La Commission européenne a adressé lundi une communication de griefs à 13 grandes banques européennes et américaines soupçonnées de s'être entendues pour empêcher des concurrents d'opérer sur le marché des produits dérivés de crédit (CDS) ou pour retarder leur entrée sur ce marché.

Sont concernés les établissements Bank of America Merrill Lynch, Barclays, Bear Stearns, BNP Paribas, Citigroup, Credit Suisse, Deutsche Bank, Goldman Sachs, HSBC, JP Morgan, Morgan Stanley, Royal Bank of Scotland, UBS, ainsi que le premier fournisseur d'informations financières sur le marché des CDS, Markit, et l'association internationale des dérivés (ISDA), indique la Commission dans un communiqué.

«Ce serait inacceptable si des banques ont collectivement bloqué des échanges pour protéger leurs revenus dans le secteur des dérivés de crédit négociés de gré à gré», a estimé le commissaire européen chargé de la Concurrence, Joaquin Almunia, cité dans un communiqué.

Gardienne de la concurrence en Europe, la Commission européenne avait ouvert une enquête à ce sujet dès avril 2011, alertée par les opérateurs boursiers Deutsche Börse et Chicago Mercantile Exchange qui voulaient entrer sur le marché des CDS entre 2006 et 2009 et les échanger sur des Bourses dédiées.

Les deux opérateurs n'avaient pu finalement obtenir les données nécessaires pour échanger des CDS auprès du cabinet Markit et de l'ISDA, qui auraient agi à la demande de plusieurs grandes banques.

Les établissements mis en cause auraient agi ainsi pour que leurs revenus ne pâtissent pas de la décision de négocier des CDS sur des marchés financiers, et non plus de gré à gré.
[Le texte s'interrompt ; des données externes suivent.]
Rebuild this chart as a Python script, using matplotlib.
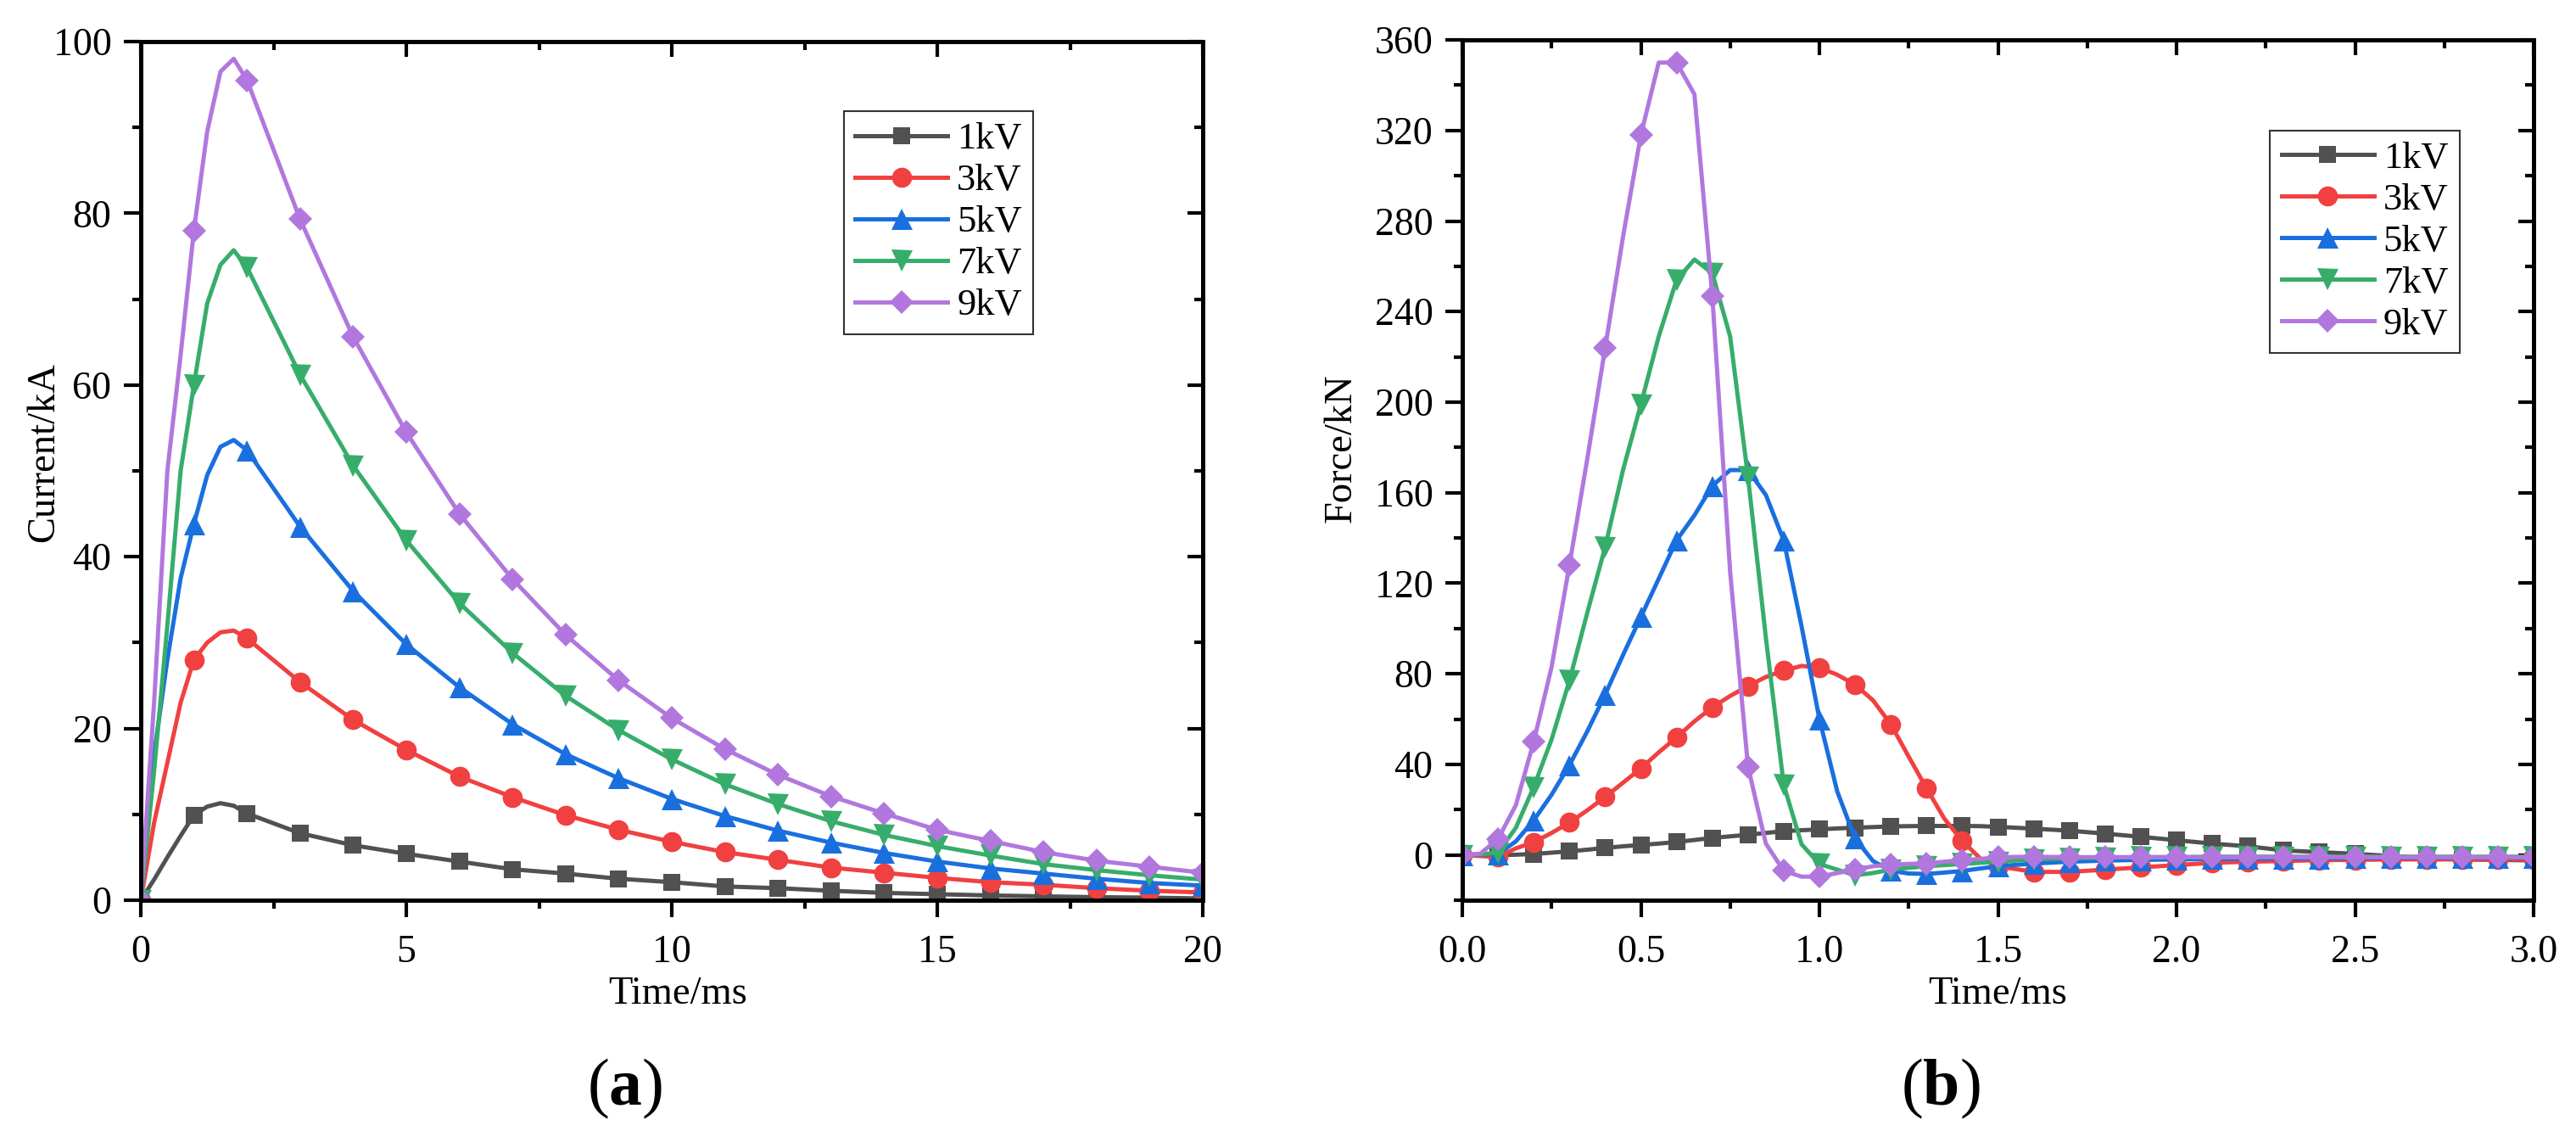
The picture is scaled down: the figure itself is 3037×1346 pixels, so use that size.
import numpy as np
import matplotlib
matplotlib.use('Agg')
import matplotlib.pyplot as plt
from matplotlib.ticker import MultipleLocator

plt.rcParams['font.family'] = ['Liberation Serif', 'DejaVu Serif']
plt.rcParams['mathtext.fontset'] = 'custom'
plt.rcParams['mathtext.rm'] = 'Liberation Serif'
plt.rcParams['mathtext.bf'] = 'Liberation Serif:bold'

# ---- panel (a): discharge current, kA ----
t_a = [0, 0.25, 0.5, 0.75, 1, 1.25, 1.5, 1.75, 2, 3, 4, 5, 6, 7, 8, 9, 10,
       11, 12, 13, 14, 15, 16, 17, 18, 19, 20]
i_1kv = [0, 2.4, 5.0, 7.5, 9.9, 10.9, 11.3, 11.0, 10.1, 7.8, 6.4, 5.4, 4.5, 3.6,
         3.1, 2.5, 2.1, 1.6, 1.4, 1.1, 0.85, 0.7, 0.55, 0.45, 0.35, 0.3, 0.2]
i_3kv = [0, 9, 16, 23, 28.0, 30.0, 31.2, 31.4, 30.5, 25.4, 21.0, 17.5, 14.4, 12.0,
         9.9, 8.2, 6.8, 5.6, 4.7, 3.8, 3.2, 2.6, 2.1, 1.8, 1.4, 1.1, 0.9]
i_5kv = [0, 17, 28, 37.5, 43.8, 49.5, 52.8, 53.6, 52.4, 43.5, 36.0, 29.8, 24.8, 20.5,
         17.0, 14.2, 11.8, 9.8, 8.1, 6.7, 5.5, 4.5, 3.7, 3.1, 2.5, 2.0, 1.7]
i_7kv = [0, 15, 32, 50, 60.0, 69.5, 74.0, 75.7, 73.7, 61.2, 50.6, 41.9, 34.6, 28.8,
         23.8, 19.8, 16.4, 13.5, 11.2, 9.2, 7.6, 6.3, 5.2, 4.2, 3.5, 2.9, 2.4]
i_9kv = [0, 23, 50, 63.5, 78.0, 89.5, 96.5, 98.0, 95.5, 79.3, 65.6, 54.5, 45.0, 37.4,
         30.9, 25.6, 21.2, 17.6, 14.6, 12.1, 10.1, 8.2, 6.9, 5.6, 4.6, 3.9, 3.2]

# ---- panel (b): electromagnetic force, kN ----
t_b = [0.00, 0.05, 0.10, 0.15, 0.20, 0.25, 0.30, 0.35, 0.40, 0.45, 0.50, 0.55,
       0.60, 0.65, 0.70, 0.75, 0.80, 0.85, 0.90, 0.95, 1.00, 1.05, 1.10, 1.15,
       1.20, 1.25, 1.30, 1.35, 1.40, 1.45, 1.50, 1.6, 1.7, 1.8, 1.9, 2.0, 2.1,
       2.2, 2.3, 2.4, 2.5, 2.6, 2.7, 2.8, 2.9, 3.0]
f_1kv = [0, -0.1, -0.2, 0.1, 0.4, 1.0, 1.6, 2.3, 3.1, 3.8, 4.4, 5.0, 5.7, 6.6, 7.5,
         8.2, 8.9, 9.7, 10.5, 10.9, 11.3, 11.7, 12.0, 12.3, 12.6, 12.7, 12.8, 12.8,
         12.8, 12.7, 12.4, 11.6, 10.7, 9.4, 8.0, 6.5, 5.0, 3.8, 2.0, 1.2, 0.5, -0.5,
         -1.5, -2.0, -2.2, -2.4]
f_3kv = [0, -0.5, -0.9, 2.9, 5.6, 9.7, 14.3, 19.7, 25.6, 31.9, 38.2, 45.3, 51.9, 59.0,
         65.2, 70.2, 74.6, 78.6, 81.4, 83.5, 82.7, 79.6, 75.2, 68.3, 57.7, 43.4, 29.4,
         16.0, 6.2, -1.5, -5.0, -7.5, -7.5, -6.5, -5.5, -4.5, -3.5, -3.0, -2.7, -2.3,
         -2.2, -2.0, -2.0, -2.0, -2.0, -2.0]
f_5kv = [0, 0.1, 0.4, 6.0, 15.3, 26.6, 39.7, 54.6, 70.8, 88.3, 105.1, 122.0, 139.0,
         150.0, 163.0, 170.0, 170.0, 159.0, 139.0, 101.0, 60.0, 28.0, 7.2, -2.7, -7.0,
         -8.2, -8.4, -7.8, -7.1, -6.0, -5.0, -3.8, -3.0, -2.5, -2.2, -2.0, -1.8, -1.7,
         -1.6, -1.5, -1.4, -1.3, -1.3, -1.2, -1.2, -1.2]
f_7kv = [0, 0.2, 1.0, 12.0, 30.0, 51.0, 77.0, 107.0, 136.0, 170.0, 199.0, 229.0, 254.0,
         263.0, 257.0, 229.0, 167.0, 96.0, 31.0, 4.7, -4.0, -6.5, -9.0, -8.0, -6.5,
         -5.7, -5.0, -4.5, -4.0, -3.5, -3.0, -2.0, -1.5, -1.2, -1.0, -1.0, -0.8, -0.8,
         -0.8, -0.8, -0.8, -0.8, -0.8, -0.8, -0.8, -0.8]
f_9kv = [0, 0.5, 7.0, 22.0, 50.0, 83.0, 128.0, 175.0, 224.0, 273.0, 318.0, 350.0, 350.0,
         336.0, 247.0, 125.0, 39.0, 5.0, -7.0, -9.6, -9.6, -8.0, -6.5, -5.0, -4.2, -4.0,
         -3.7, -3.0, -2.3, -1.8, -1.0, -0.8, -1.0, -1.0, -1.0, -1.0, -1.0, -1.0, -1.0,
         -1.0, -1.0, -1.0, -1.0, -1.0, -1.0, -1.0]

labels = ['1kV', '3kV', '5kV', '7kV', '9kV']
colors = ['#515151', '#F14040', '#1A6FDF', '#37AD6B', '#B177DE']
markers = ['s', 'o', '^', 'v', 'D']
msizes = [14.5, 17, 18, 18, 14]

FS = 33


def style_axes(ax, xlim, ylim, xmaj, xmin, ymaj, ymin):
    ax.set_xlim(*xlim)
    ax.set_ylim(*ylim)
    ax.xaxis.set_major_locator(MultipleLocator(xmaj))
    ax.xaxis.set_minor_locator(MultipleLocator(xmin))
    ax.yaxis.set_major_locator(MultipleLocator(ymaj))
    ax.yaxis.set_minor_locator(MultipleLocator(ymin))
    ax.tick_params(which='both', direction='out', width=3, labelsize=FS)
    ax.tick_params(which='major', length=14.4)
    ax.tick_params(which='minor', length=7.5)
    ax.tick_params(axis='x', pad=15)
    ax.tick_params(axis='y', pad=10.5)
    for s in ax.spines.values():
        s.set_linewidth(3.6)
    # mirrored ticks on top / right point inwards
    top = ax.secondary_xaxis('top')
    top.xaxis.set_major_locator(MultipleLocator(xmaj))
    top.xaxis.set_minor_locator(MultipleLocator(xmin))
    top.tick_params(which='both', direction='in', width=3, labeltop=False)
    top.tick_params(which='major', length=13)
    top.tick_params(which='minor', length=7)
    top.spines['top'].set_linewidth(3.6)
    right = ax.secondary_yaxis('right')
    right.yaxis.set_major_locator(MultipleLocator(ymaj))
    right.yaxis.set_minor_locator(MultipleLocator(ymin))
    right.tick_params(which='both', direction='in', width=3, labelright=False)
    right.tick_params(which='major', length=13)
    right.tick_params(which='minor', length=7)
    right.spines['right'].set_linewidth(3.6)


def draw_series(ax, t, series, every):
    for y, lab, c, m, ms in zip(series, labels, colors, markers, msizes):
        ax.plot(t, y, color=c, lw=3.6, marker=m, ms=ms, markevery=every,
                markeredgewidth=0, label=lab)


fig = plt.figure(figsize=(30.37, 13.46), dpi=100)
ax1 = fig.add_axes([0.05466, 0.21174, 0.41225, 0.75186])
ax2 = fig.add_axes([0.56767, 0.21174, 0.41587, 0.75330])

every_a = [i for i, t in enumerate(t_a) if float(t).is_integer()]
draw_series(ax1, t_a, [i_1kv, i_3kv, i_5kv, i_7kv, i_9kv], every_a)
style_axes(ax1, (0, 20), (0, 100), 5, 2.5, 20, 10)
ax1.set_xlabel('Time/ms', fontsize=33.5)
ax1.set_ylabel('Current/kA', fontsize=33.5)
ax1.xaxis.set_label_coords(0.506, -0.088)
ax1.yaxis.set_label_coords(-0.074, 0.522)

every_b = [i for i, t in enumerate(t_b) if abs(t * 10 - round(t * 10)) < 1e-6]
draw_series(ax2, t_b, [f_1kv, f_3kv, f_5kv, f_7kv, f_9kv], every_b)
style_axes(ax2, (0, 3.0), (-20, 360), 0.5, 0.25, 40, 20)
ax2.xaxis.set_major_formatter(plt.FormatStrFormatter('%.1f'))
ax2.set_xlabel('Time/ms', fontsize=33.5)
ax2.set_ylabel('Force/kN', fontsize=33.5)
ax2.xaxis.set_label_coords(0.500, -0.088)
ax2.yaxis.set_label_coords(-0.096, 0.525)

for ax, anchor in ((ax1, (0.662, 0.919)), (ax2, (0.754, 0.895))):
    leg = ax.legend(loc='upper left', bbox_to_anchor=anchor, fontsize=32,
                    frameon=True, fancybox=False, edgecolor='black',
                    handlelength=2.45, handletextpad=0.25, numpoints=1,
                    labelspacing=0.2, borderpad=0.3, borderaxespad=0)
    leg.get_frame().set_linewidth(1.5)

fig.text(737 / 3037, 1 - 1283 / 1346, r'($\mathbf{a}$)', ha='center',
         va='center', fontsize=56)
fig.text(2288 / 3037, 1 - 1283 / 1346, r'($\mathbf{b}$)', ha='center',
         va='center', fontsize=56)

fig.savefig('out.png', dpi=100)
Une banque d'investissement agit généralement comme intermédiaire sur le marché des dérivés de crédit, quand ils sont négociés de gré à gré.

«Si ces faits sont confirmés, ils constituent une violation importante des règles de la concurrence», a souligné lundi M. Almunia. Dans ce cas, les entreprises mises en cause risquent une amende pouvant aller jusqu'à 10% de leur chiffre d'affaires annuel et au niveau mondial.

L'envoi d'une communication des griefs ne préjuge toutefois pas du résultat final de l'enquête. Il s'agit d'une nouvelle étape après l'ouverture d'une enquête.

Initialement, 16 banques étaient visées. «Au vu des éléments du dossier, nous n'avions pas de raisons suffisantes de formuler des griefs contre certaines banques, à savoir Commerzbank, Société Générale, Crédit Agricole et Wells Fargo», a précisé Antoine Colombani, le porte-parole de M. Almunia. «D'autre part, l'enquête nous a amenés à retenir des griefs contre Bear Stearns, qui au départ n'était pas concernée par l'enquête», a-t-il ajouté.

Les CDS («credit default swap») sont des titres financiers dérivés liés à des crédits, censés servir d'assurance si l'emprunteur concerné fait défaut. Ils sont dans le collimateur des autorités dans plusieurs pays car ils font l'objet de transactions de gré à gré, donc peu transparentes, et ont beaucoup été utilisés comme outils spéculatifs pendant et après la crise.

Aux États-Unis, un fonds de pension a initié une plainte en nom collectif début mai contre 12 grandes banques, disant lui aussi avoir été lésé par un cartel concernant le marché des CDS. La société Markit et l'ISDA sont là aussi mises en cause.

Environ, 2 millions de CDS sont en circulation, représentant 10 000 milliards d'euros à travers le monde.

L'annonce faite ce lundi survient alors que l'UE oeuvre pour rendre les marchés plus transparents et tourner la page de la crise de 2008 en réglementant les dérivés. «Certains des faits ont eu lieu avant la crise financière de 2008, d'autres après. La crise a entre autres été causée par des risques systémiques. Des risques de ce type sont intrinsèques aux échanges de gré à gré: si une banque fait faillite, les autres sont rapidement fragilisées», a rappelé lundi M. Almunia.